Optimize Financial Shared Services Center Performance

Remember the Hackett Group Survey. The number one “Critical Capability” for 2017-2018 was to “Expand finance work executed in global business services/shared services”. Now that is a very telling statistic.

Shared Services are well suited for back-office operations like order to cash (OTC) – especially
Collections Prioritization and Cash Acceleration, Dispute and Deductions Management, Credit
Management (Provisioning, Decisioning, and Risk Analytics) and Cash Application.

One of the greatest challenges for shared services is the inability to unlock working capital
trapped within multiple disparate order to cash processes and systems. For global Accounts Receivable teams they operate within many operating units, many countries, doing business in
many languages supporting personnel operating on different ERP systems which are incompatible. This causes manual and off-system processes, supported by disconnected spreadsheets and Pivot tables as islands of critical finance data.

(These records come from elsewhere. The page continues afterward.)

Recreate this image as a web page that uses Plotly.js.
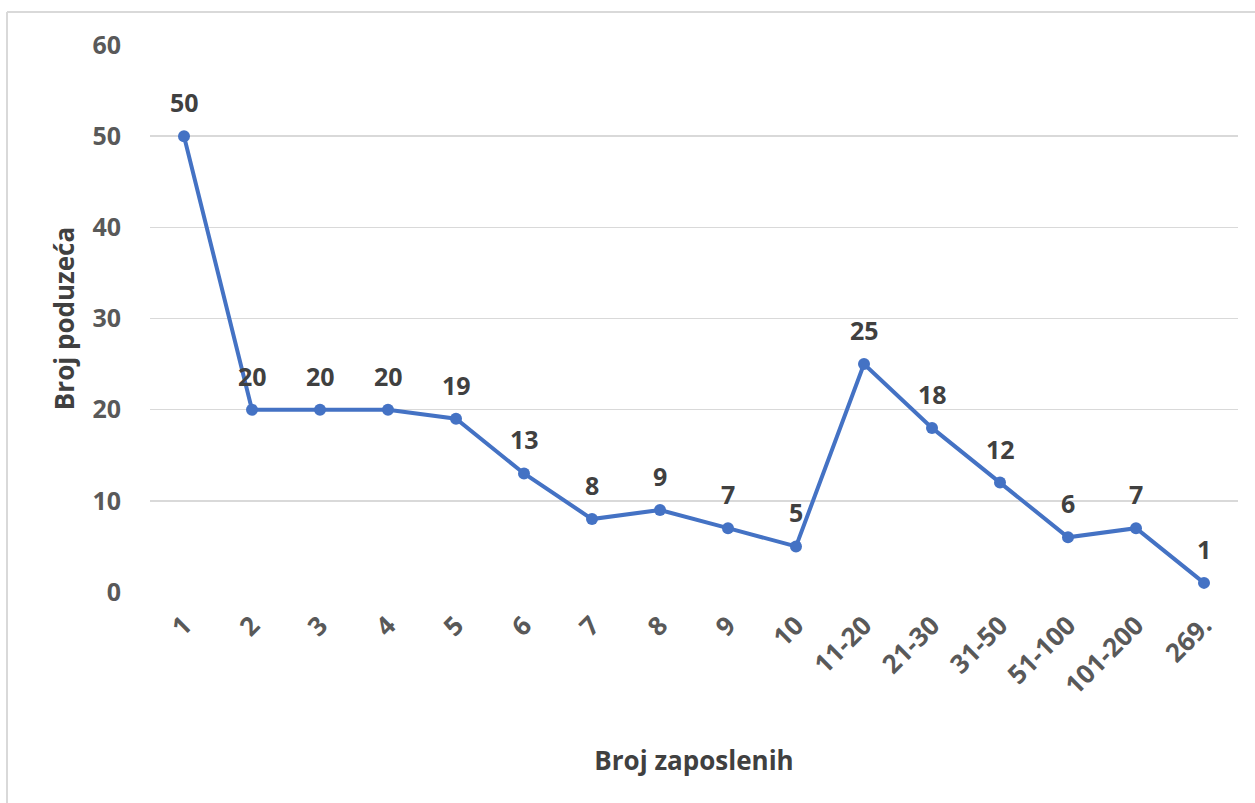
<!DOCTYPE html>
<html>
<head>
<meta charset="utf-8">
<script src="https://cdn.plot.ly/plotly-3.0.1.min.js"></script>
<style>
html,body{margin:0;padding:0;background:#fff;}
#chart{width:1255px;height:803px;}
</style>
</head>
<body>
<div id="chart"></div>
<script>
const categories = ["1","2","3","4","5","6","7","8","9","10","11-20","21-30","31-50","51-100","101-200","269."];
const values = [50,20,20,20,19,13,8,9,7,5,25,18,12,6,7,1];
const xTitle = "Broj zaposlenih";
const yTitle = "Broj poduzeća";

const font = "Open Sans, Noto Sans, sans-serif";
const trace = {
  x: categories,
  y: values,
  type: "scatter",
  mode: "lines+markers",
  line: {color: "#4472C4", width: 4},
  marker: {color: "#4472C4", size: 12},
  cliponaxis: false,
  hoverinfo: "x+y"
};

const labels = categories.map((c, i) => ({
  x: i, y: values[i], xref: "x", yref: "y",
  text: String(values[i]), showarrow: false,
  yshift: 34,
  font: {family: font, size: 25, color: "#404040", weight: "bold"}
}));

const pw = 1088; // plot width in px
const ph = 547;  // plot height in px
const layout = {
  width: 1255, height: 803,
  margin: {l: 150, r: 17, t: 45, b: 211},
  paper_bgcolor: "#fff", plot_bgcolor: "#fff",
  showlegend: false,
  xaxis: {
    type: "category",
    range: [-0.5, categories.length - 0.5],
    showgrid: false, zeroline: false, showline: false,
    ticks: "",
    tickangle: -45,
    ticklabelstandoff: 12,
    tickfont: {family: font, size: 26, color: "#595959", weight: "bold"},
    title: {text: xTitle, font: {family: font, size: 26, color: "#404040", weight: "bold"}, standoff: 50},
    fixedrange: true
  },
  yaxis: {
    range: [0, 60],
    dtick: 10,
    showgrid: true, gridcolor: "#D9D9D9", gridwidth: 1.5,
    zeroline: false, showline: false,
    ticks: "", ticklen: 0,
    ticklabelstandoff: 28,
    tickfont: {family: font, size: 25, color: "#595959", weight: "bold"},
    title: {text: yTitle, font: {family: font, size: 26, color: "#404040", weight: "bold"}, standoff: 10},
    fixedrange: true
  },
  annotations: labels,
  shapes: [
    {type: "line", xref: "paper", yref: "paper",
     x0: (7 - 150) / pw, x1: (1260 - 150) / pw, y0: (592 - 12) / ph, y1: (592 - 12) / ph,
     line: {color: "#D9D9D9", width: 2}},
    {type: "line", xref: "paper", yref: "paper",
     x0: (7 - 150) / pw, x1: (7 - 150) / pw, y0: (592 - 12) / ph, y1: (592 - 810) / ph,
     line: {color: "#D9D9D9", width: 2}}
  ]
};

Plotly.newPlot("chart", [trace], layout, {displayModeBar: false, staticPlot: true});
</script>
</body>
</html>
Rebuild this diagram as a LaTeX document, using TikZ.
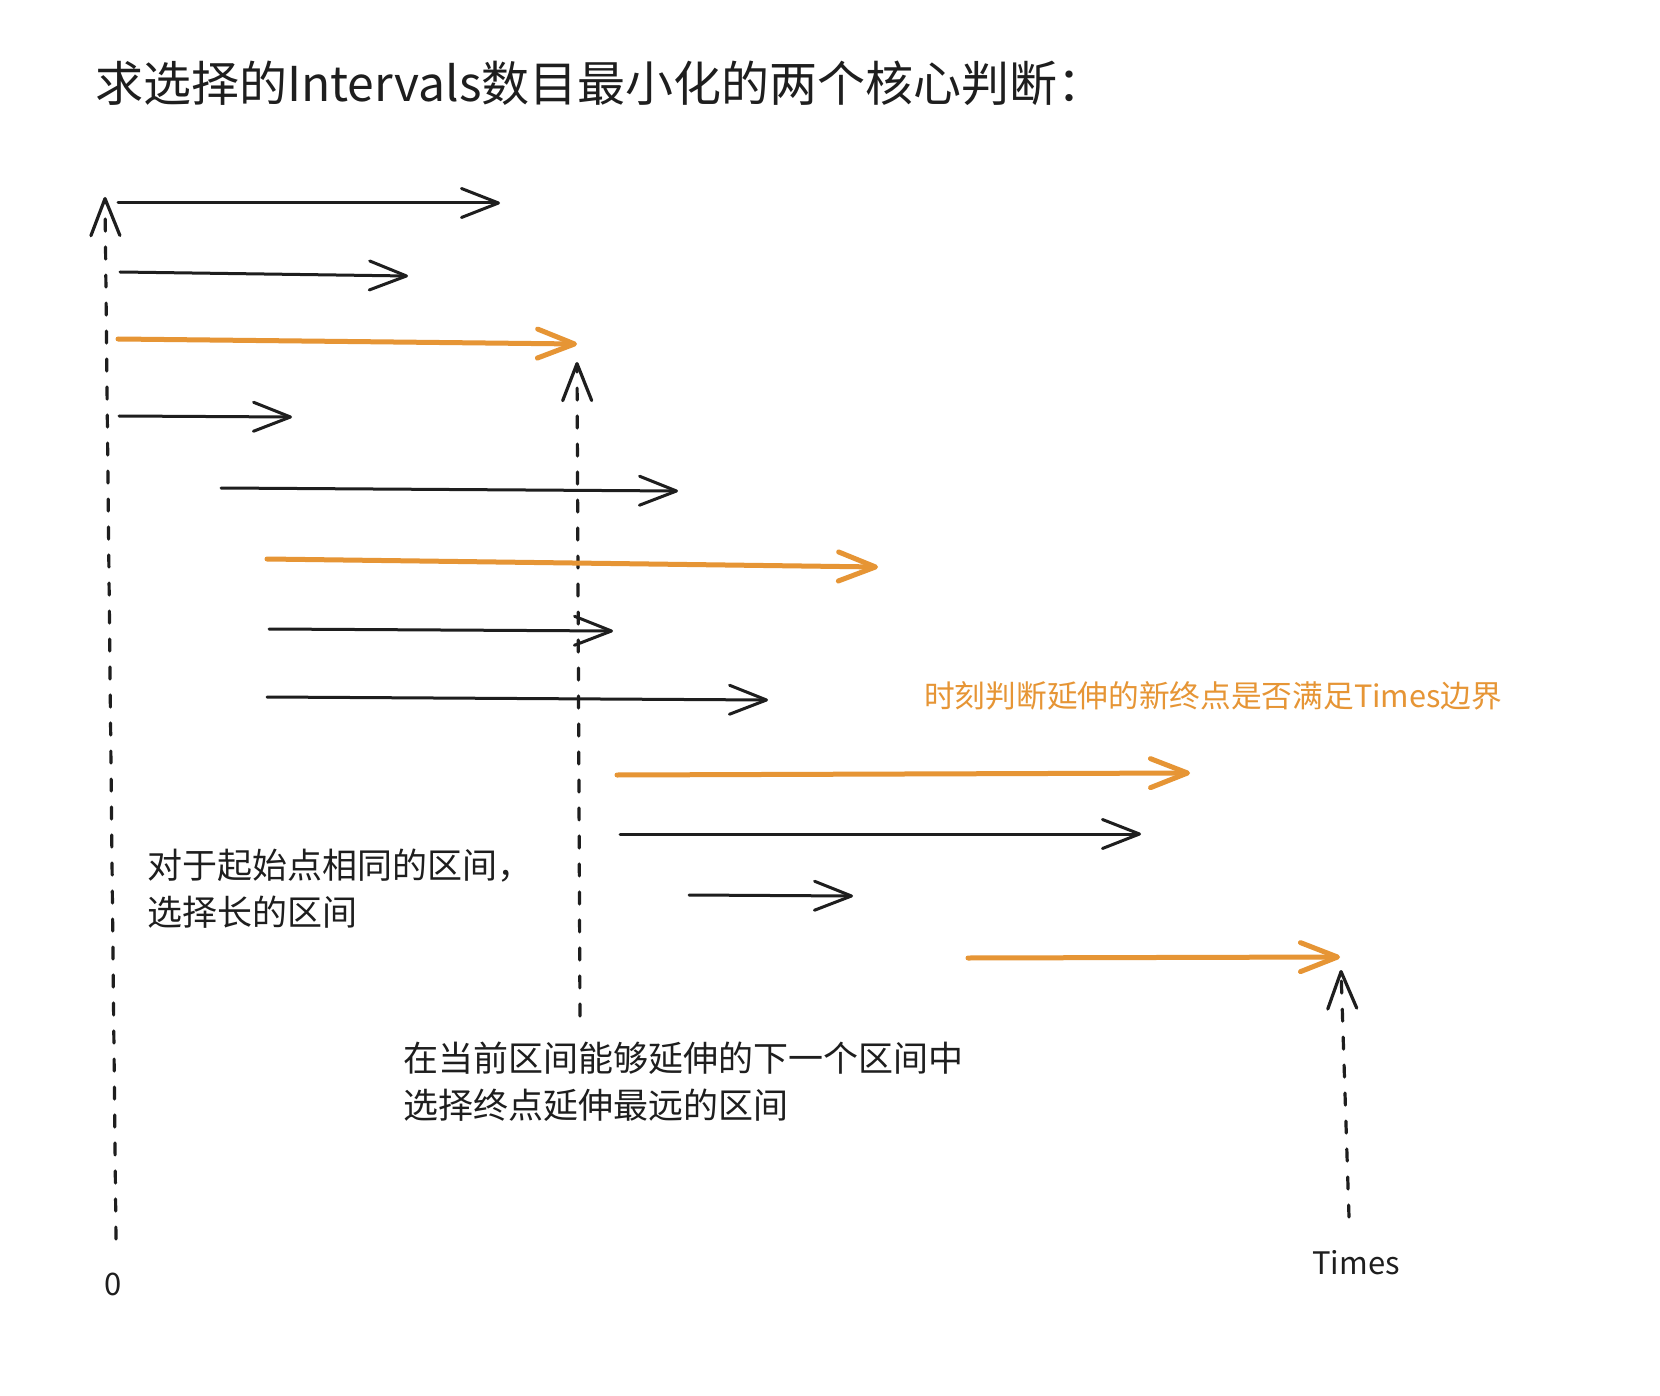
\documentclass[tikz,border=0pt]{standalone}
\usepackage{fontspec}
\setmainfont{Noto Sans CJK SC}
\usetikzlibrary{arrows.meta}
\definecolor{ink}{HTML}{1E1E1E}
\definecolor{accent}{HTML}{E69535}
\begin{document}
\begin{tikzpicture}[x=1pt,y=-1pt,
  barb/.style={-{Straight Barb[length=37pt,width=29pt,line cap=round,line join=round]}},
  interval/.style={draw=ink,line width=3pt,line cap=round,barb},
  chosen/.style={draw=accent,line width=5pt,line cap=round,barb},
  guide/.style={draw=ink,line width=3.2pt,line cap=round,dash pattern=on 12pt off 16pt,barb},
  lbl/.style={inner sep=0pt,anchor=west,text=ink,align=left}]
\useasboundingbox[fill=white] (0,0) rectangle (1660,1396);

% title and notes
\node[lbl,font=\fontsize{48}{56}\selectfont] (title) at (95,83) {求选择的Intervals数目最小化的两个核心判断：};
\node[lbl,font=\fontsize{35}{47}\selectfont] (note1) at (147,889) {对于起始点相同的区间，\\选择长的区间};
\node[lbl,font=\fontsize{35}{47}\selectfont] (note2) at (403,1082) {在当前区间能够延伸的下一个区间中\\选择终点延伸最远的区间};
\node[lbl,text=accent,font=\fontsize{30.7}{40}\selectfont] (note3) at (924,696) {时刻判断延伸的新终点是否满足Times边界};
\node[inner sep=0pt,text=ink,font=\fontsize{31}{40}\selectfont] (times) at (1356,1263) {Times};
\node[inner sep=0pt,text=ink,font=\fontsize{31}{40}\selectfont] (zero) at (113,1284) {0};

% guide lines (dashed, pointing up)
\coordinate (g1b) at (116,1239); \coordinate (g1t) at (105,197);
\coordinate (g2b) at (580,1016); \coordinate (g2t) at (577,362);
\coordinate (g3b) at (1349,1217); \coordinate (g3t) at (1341,970);
\draw[guide] (g1b) -- (g1t);
\draw[guide] (g2b) -- (g2t);
\draw[guide] (g3b) -- (g3t);

% intervals
\coordinate (a1s) at (118,203);  \coordinate (a1e) at (500,203);
\coordinate (a2s) at (120,272);  \coordinate (a2e) at (408,276);
\coordinate (a3s) at (118,339);  \coordinate (a3e) at (577,344);
\coordinate (a4s) at (119,416);  \coordinate (a4e) at (292,417);
\coordinate (a5s) at (221,488);  \coordinate (a5e) at (678,491);
\coordinate (a6s) at (267,559);  \coordinate (a6e) at (878,567);
\coordinate (a7s) at (269,629);  \coordinate (a7e) at (613,631);
\coordinate (a8s) at (267,697);  \coordinate (a8e) at (768,700);
\coordinate (a9s) at (617,775);  \coordinate (a9e) at (1190,773);
\coordinate (a10s) at (620,834); \coordinate (a10e) at (1141,834);
\coordinate (a11s) at (689,895); \coordinate (a11e) at (853,896);
\coordinate (a12s) at (968,958); \coordinate (a12e) at (1340,957);

\draw[interval] (a1s) -- (a1e);
\draw[interval] (a2s) -- (a2e);
\draw[chosen]   (a3s) -- (a3e);
\draw[interval] (a4s) -- (a4e);
\draw[interval] (a5s) -- (a5e);
\draw[chosen]   (a6s) -- (a6e);
\draw[interval] (a7s) -- (a7e);
\draw[interval] (a8s) -- (a8e);
\draw[chosen]   (a9s) -- (a9e);
\draw[interval] (a10s) -- (a10e);
\draw[interval] (a11s) -- (a11e);
\draw[chosen]   (a12s) -- (a12e);
\end{tikzpicture}
\end{document}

The good news is, some technology providers have solved these issues and have successfully implemented in global companies, making financial shared services work for their companies.

Clearly lots to think about as you are weighing options and considering how your finance department “…retools to meet new risks and capitalize on new opportunities” to help your company achieve its 2017-2018 working capital performance objectives.